▸ What the exercise asks: Without the pictures, return all of the material exactly as written.

▸ Information supplied:
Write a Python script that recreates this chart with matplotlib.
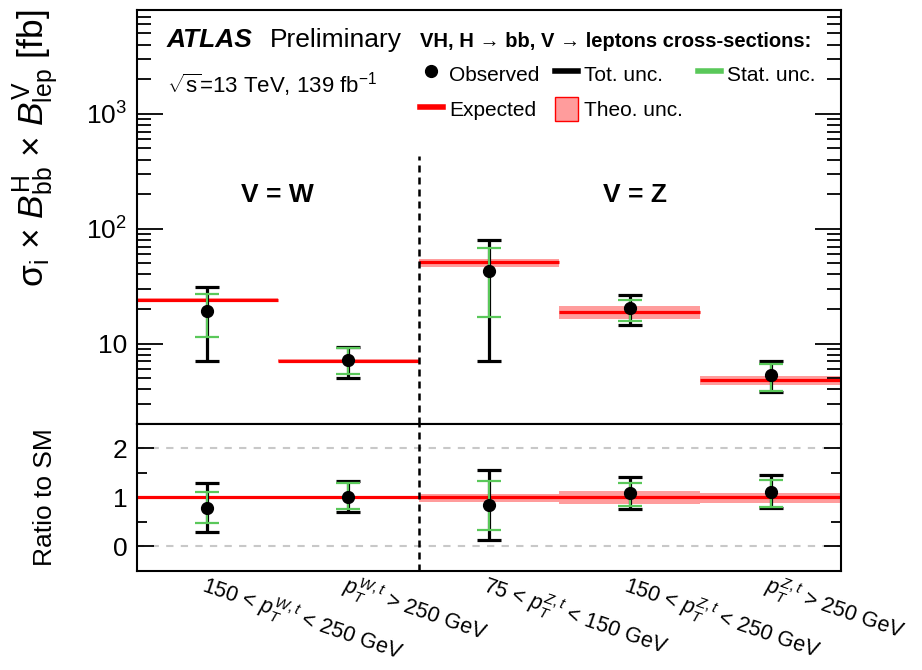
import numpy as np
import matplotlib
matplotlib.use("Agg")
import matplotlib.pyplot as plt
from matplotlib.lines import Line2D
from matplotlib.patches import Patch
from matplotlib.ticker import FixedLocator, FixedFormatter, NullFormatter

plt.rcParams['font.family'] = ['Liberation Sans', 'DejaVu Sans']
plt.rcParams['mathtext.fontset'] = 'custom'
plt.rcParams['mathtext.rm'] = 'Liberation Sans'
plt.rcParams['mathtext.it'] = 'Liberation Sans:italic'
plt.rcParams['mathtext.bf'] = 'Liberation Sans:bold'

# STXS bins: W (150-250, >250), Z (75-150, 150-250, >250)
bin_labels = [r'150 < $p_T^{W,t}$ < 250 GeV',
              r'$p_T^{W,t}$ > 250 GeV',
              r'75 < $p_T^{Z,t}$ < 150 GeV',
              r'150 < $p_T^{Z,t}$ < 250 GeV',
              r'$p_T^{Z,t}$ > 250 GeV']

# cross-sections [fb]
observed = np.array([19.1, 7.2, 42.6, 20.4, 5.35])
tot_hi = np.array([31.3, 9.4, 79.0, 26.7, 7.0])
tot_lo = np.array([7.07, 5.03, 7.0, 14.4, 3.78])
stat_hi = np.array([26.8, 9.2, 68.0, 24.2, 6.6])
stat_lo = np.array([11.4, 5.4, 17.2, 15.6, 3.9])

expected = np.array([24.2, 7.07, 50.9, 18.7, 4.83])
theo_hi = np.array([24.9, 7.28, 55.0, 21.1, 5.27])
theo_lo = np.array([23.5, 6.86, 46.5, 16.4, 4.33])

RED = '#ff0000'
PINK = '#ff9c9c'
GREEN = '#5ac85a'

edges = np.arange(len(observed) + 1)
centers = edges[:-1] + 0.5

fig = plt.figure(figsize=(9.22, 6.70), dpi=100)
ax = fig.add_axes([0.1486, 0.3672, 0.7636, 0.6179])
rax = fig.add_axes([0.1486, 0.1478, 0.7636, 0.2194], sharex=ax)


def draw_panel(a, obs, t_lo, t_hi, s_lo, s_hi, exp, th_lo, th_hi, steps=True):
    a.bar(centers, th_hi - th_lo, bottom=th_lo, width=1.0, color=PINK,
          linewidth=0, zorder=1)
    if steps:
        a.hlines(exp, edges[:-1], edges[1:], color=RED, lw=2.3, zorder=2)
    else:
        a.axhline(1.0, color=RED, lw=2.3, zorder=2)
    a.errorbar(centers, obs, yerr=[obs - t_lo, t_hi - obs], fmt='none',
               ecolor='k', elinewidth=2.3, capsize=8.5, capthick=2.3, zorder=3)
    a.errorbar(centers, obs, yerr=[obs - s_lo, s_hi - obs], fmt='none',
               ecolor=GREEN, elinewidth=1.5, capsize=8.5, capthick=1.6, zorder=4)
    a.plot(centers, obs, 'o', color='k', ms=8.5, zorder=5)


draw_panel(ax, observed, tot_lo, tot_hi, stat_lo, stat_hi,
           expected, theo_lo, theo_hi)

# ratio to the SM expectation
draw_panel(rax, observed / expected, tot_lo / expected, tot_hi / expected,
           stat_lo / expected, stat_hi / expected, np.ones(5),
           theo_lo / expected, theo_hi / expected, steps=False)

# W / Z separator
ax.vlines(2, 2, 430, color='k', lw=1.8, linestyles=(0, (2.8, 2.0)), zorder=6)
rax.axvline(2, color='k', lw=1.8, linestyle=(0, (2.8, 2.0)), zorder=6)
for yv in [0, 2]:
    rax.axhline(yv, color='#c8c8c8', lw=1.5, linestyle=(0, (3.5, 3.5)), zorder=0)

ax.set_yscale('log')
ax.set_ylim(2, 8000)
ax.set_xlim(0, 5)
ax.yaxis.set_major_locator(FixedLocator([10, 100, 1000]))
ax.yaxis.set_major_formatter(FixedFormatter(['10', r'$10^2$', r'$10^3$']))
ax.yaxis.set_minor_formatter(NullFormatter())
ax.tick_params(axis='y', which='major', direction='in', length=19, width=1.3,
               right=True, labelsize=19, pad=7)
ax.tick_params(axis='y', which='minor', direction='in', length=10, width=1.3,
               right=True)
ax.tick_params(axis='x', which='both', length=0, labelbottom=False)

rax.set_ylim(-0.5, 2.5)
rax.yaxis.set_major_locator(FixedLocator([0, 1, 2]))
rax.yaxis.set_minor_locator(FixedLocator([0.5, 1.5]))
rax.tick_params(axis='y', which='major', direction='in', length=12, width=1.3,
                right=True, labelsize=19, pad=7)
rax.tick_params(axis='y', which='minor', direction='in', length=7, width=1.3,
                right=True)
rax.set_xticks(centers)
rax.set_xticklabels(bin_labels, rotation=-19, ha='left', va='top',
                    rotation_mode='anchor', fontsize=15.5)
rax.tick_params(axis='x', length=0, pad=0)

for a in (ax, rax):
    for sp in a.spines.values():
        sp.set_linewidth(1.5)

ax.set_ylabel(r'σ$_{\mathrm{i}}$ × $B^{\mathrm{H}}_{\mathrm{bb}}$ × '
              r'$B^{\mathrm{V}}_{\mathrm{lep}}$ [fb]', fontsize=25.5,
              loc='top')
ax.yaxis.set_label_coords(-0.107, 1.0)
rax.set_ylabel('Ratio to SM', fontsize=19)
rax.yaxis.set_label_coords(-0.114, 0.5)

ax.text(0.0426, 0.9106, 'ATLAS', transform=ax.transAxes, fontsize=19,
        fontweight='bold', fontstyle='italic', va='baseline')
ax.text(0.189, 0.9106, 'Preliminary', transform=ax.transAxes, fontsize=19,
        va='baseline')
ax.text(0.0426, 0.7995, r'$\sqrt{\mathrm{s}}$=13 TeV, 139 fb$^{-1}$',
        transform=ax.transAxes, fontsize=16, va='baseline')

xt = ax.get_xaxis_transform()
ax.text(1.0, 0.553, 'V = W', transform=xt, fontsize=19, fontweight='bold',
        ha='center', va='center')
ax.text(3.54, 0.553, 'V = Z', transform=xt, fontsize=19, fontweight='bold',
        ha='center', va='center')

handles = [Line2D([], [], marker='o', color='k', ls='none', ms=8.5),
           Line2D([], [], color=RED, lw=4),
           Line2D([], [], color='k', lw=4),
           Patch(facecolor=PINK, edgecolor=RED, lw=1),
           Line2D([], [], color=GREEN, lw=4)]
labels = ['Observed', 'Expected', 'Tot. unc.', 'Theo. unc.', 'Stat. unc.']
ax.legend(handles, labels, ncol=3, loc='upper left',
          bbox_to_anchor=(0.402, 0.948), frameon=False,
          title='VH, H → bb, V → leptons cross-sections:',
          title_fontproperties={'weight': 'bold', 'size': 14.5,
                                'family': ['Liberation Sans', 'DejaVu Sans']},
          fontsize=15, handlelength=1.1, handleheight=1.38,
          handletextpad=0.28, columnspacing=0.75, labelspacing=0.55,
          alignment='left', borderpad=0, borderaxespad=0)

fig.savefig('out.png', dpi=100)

▸ Correct output:
Write a Python script that recreates this chart with matplotlib.
import numpy as np
import matplotlib
matplotlib.use("Agg")
import matplotlib.pyplot as plt
from matplotlib.lines import Line2D
from matplotlib.patches import Patch
from matplotlib.ticker import FixedLocator, FixedFormatter, NullFormatter

plt.rcParams['font.family'] = ['Liberation Sans', 'DejaVu Sans']
plt.rcParams['mathtext.fontset'] = 'custom'
plt.rcParams['mathtext.rm'] = 'Liberation Sans'
plt.rcParams['mathtext.it'] = 'Liberation Sans:italic'
plt.rcParams['mathtext.bf'] = 'Liberation Sans:bold'

# STXS bins: W (150-250, >250), Z (75-150, 150-250, >250)
bin_labels = [r'150 < $p_T^{W,t}$ < 250 GeV',
              r'$p_T^{W,t}$ > 250 GeV',
              r'75 < $p_T^{Z,t}$ < 150 GeV',
              r'150 < $p_T^{Z,t}$ < 250 GeV',
              r'$p_T^{Z,t}$ > 250 GeV']

# cross-sections [fb]
observed = np.array([19.1, 7.2, 42.6, 20.4, 5.35])
tot_hi = np.array([31.3, 9.4, 79.0, 26.7, 7.0])
tot_lo = np.array([7.07, 5.03, 7.0, 14.4, 3.78])
stat_hi = np.array([26.8, 9.2, 68.0, 24.2, 6.6])
stat_lo = np.array([11.4, 5.4, 17.2, 15.6, 3.9])

expected = np.array([24.2, 7.07, 50.9, 18.7, 4.83])
theo_hi = np.array([24.9, 7.28, 55.0, 21.1, 5.27])
theo_lo = np.array([23.5, 6.86, 46.5, 16.4, 4.33])

RED = '#ff0000'
PINK = '#ff9c9c'
GREEN = '#5ac85a'

edges = np.arange(len(observed) + 1)
centers = edges[:-1] + 0.5

fig = plt.figure(figsize=(9.22, 6.70), dpi=100)
ax = fig.add_axes([0.1486, 0.3672, 0.7636, 0.6179])
rax = fig.add_axes([0.1486, 0.1478, 0.7636, 0.2194], sharex=ax)


def draw_panel(a, obs, t_lo, t_hi, s_lo, s_hi, exp, th_lo, th_hi, steps=True):
    a.bar(centers, th_hi - th_lo, bottom=th_lo, width=1.0, color=PINK,
          linewidth=0, zorder=1)
    if steps:
        a.hlines(exp, edges[:-1], edges[1:], color=RED, lw=2.3, zorder=2)
    else:
        a.axhline(1.0, color=RED, lw=2.3, zorder=2)
    a.errorbar(centers, obs, yerr=[obs - t_lo, t_hi - obs], fmt='none',
               ecolor='k', elinewidth=2.3, capsize=8.5, capthick=2.3, zorder=3)
    a.errorbar(centers, obs, yerr=[obs - s_lo, s_hi - obs], fmt='none',
               ecolor=GREEN, elinewidth=1.5, capsize=8.5, capthick=1.6, zorder=4)
    a.plot(centers, obs, 'o', color='k', ms=8.5, zorder=5)


draw_panel(ax, observed, tot_lo, tot_hi, stat_lo, stat_hi,
           expected, theo_lo, theo_hi)

# ratio to the SM expectation
draw_panel(rax, observed / expected, tot_lo / expected, tot_hi / expected,
           stat_lo / expected, stat_hi / expected, np.ones(5),
           theo_lo / expected, theo_hi / expected, steps=False)

# W / Z separator
ax.vlines(2, 2, 430, color='k', lw=1.8, linestyles=(0, (2.8, 2.0)), zorder=6)
rax.axvline(2, color='k', lw=1.8, linestyle=(0, (2.8, 2.0)), zorder=6)
for yv in [0, 2]:
    rax.axhline(yv, color='#c8c8c8', lw=1.5, linestyle=(0, (3.5, 3.5)), zorder=0)

ax.set_yscale('log')
ax.set_ylim(2, 8000)
ax.set_xlim(0, 5)
ax.yaxis.set_major_locator(FixedLocator([10, 100, 1000]))
ax.yaxis.set_major_formatter(FixedFormatter(['10', r'$10^2$', r'$10^3$']))
ax.yaxis.set_minor_formatter(NullFormatter())
ax.tick_params(axis='y', which='major', direction='in', length=19, width=1.3,
               right=True, labelsize=19, pad=7)
ax.tick_params(axis='y', which='minor', direction='in', length=10, width=1.3,
               right=True)
ax.tick_params(axis='x', which='both', length=0, labelbottom=False)

rax.set_ylim(-0.5, 2.5)
rax.yaxis.set_major_locator(FixedLocator([0, 1, 2]))
rax.yaxis.set_minor_locator(FixedLocator([0.5, 1.5]))
rax.tick_params(axis='y', which='major', direction='in', length=12, width=1.3,
                right=True, labelsize=19, pad=7)
rax.tick_params(axis='y', which='minor', direction='in', length=7, width=1.3,
                right=True)
rax.set_xticks(centers)
rax.set_xticklabels(bin_labels, rotation=-19, ha='left', va='top',
                    rotation_mode='anchor', fontsize=15.5)
rax.tick_params(axis='x', length=0, pad=0)

for a in (ax, rax):
    for sp in a.spines.values():
        sp.set_linewidth(1.5)

ax.set_ylabel(r'σ$_{\mathrm{i}}$ × $B^{\mathrm{H}}_{\mathrm{bb}}$ × '
              r'$B^{\mathrm{V}}_{\mathrm{lep}}$ [fb]', fontsize=25.5,
              loc='top')
ax.yaxis.set_label_coords(-0.107, 1.0)
rax.set_ylabel('Ratio to SM', fontsize=19)
rax.yaxis.set_label_coords(-0.114, 0.5)

ax.text(0.0426, 0.9106, 'ATLAS', transform=ax.transAxes, fontsize=19,
        fontweight='bold', fontstyle='italic', va='baseline')
ax.text(0.189, 0.9106, 'Preliminary', transform=ax.transAxes, fontsize=19,
        va='baseline')
ax.text(0.0426, 0.7995, r'$\sqrt{\mathrm{s}}$=13 TeV, 139 fb$^{-1}$',
        transform=ax.transAxes, fontsize=16, va='baseline')

xt = ax.get_xaxis_transform()
ax.text(1.0, 0.553, 'V = W', transform=xt, fontsize=19, fontweight='bold',
        ha='center', va='center')
ax.text(3.54, 0.553, 'V = Z', transform=xt, fontsize=19, fontweight='bold',
        ha='center', va='center')

handles = [Line2D([], [], marker='o', color='k', ls='none', ms=8.5),
           Line2D([], [], color=RED, lw=4),
           Line2D([], [], color='k', lw=4),
           Patch(facecolor=PINK, edgecolor=RED, lw=1),
           Line2D([], [], color=GREEN, lw=4)]
labels = ['Observed', 'Expected', 'Tot. unc.', 'Theo. unc.', 'Stat. unc.']
ax.legend(handles, labels, ncol=3, loc='upper left',
          bbox_to_anchor=(0.402, 0.948), frameon=False,
          title='VH, H → bb, V → leptons cross-sections:',
          title_fontproperties={'weight': 'bold', 'size': 14.5,
                                'family': ['Liberation Sans', 'DejaVu Sans']},
          fontsize=15, handlelength=1.1, handleheight=1.38,
          handletextpad=0.28, columnspacing=0.75, labelspacing=0.55,
          alignment='left', borderpad=0, borderaxespad=0)

fig.savefig('out.png', dpi=100)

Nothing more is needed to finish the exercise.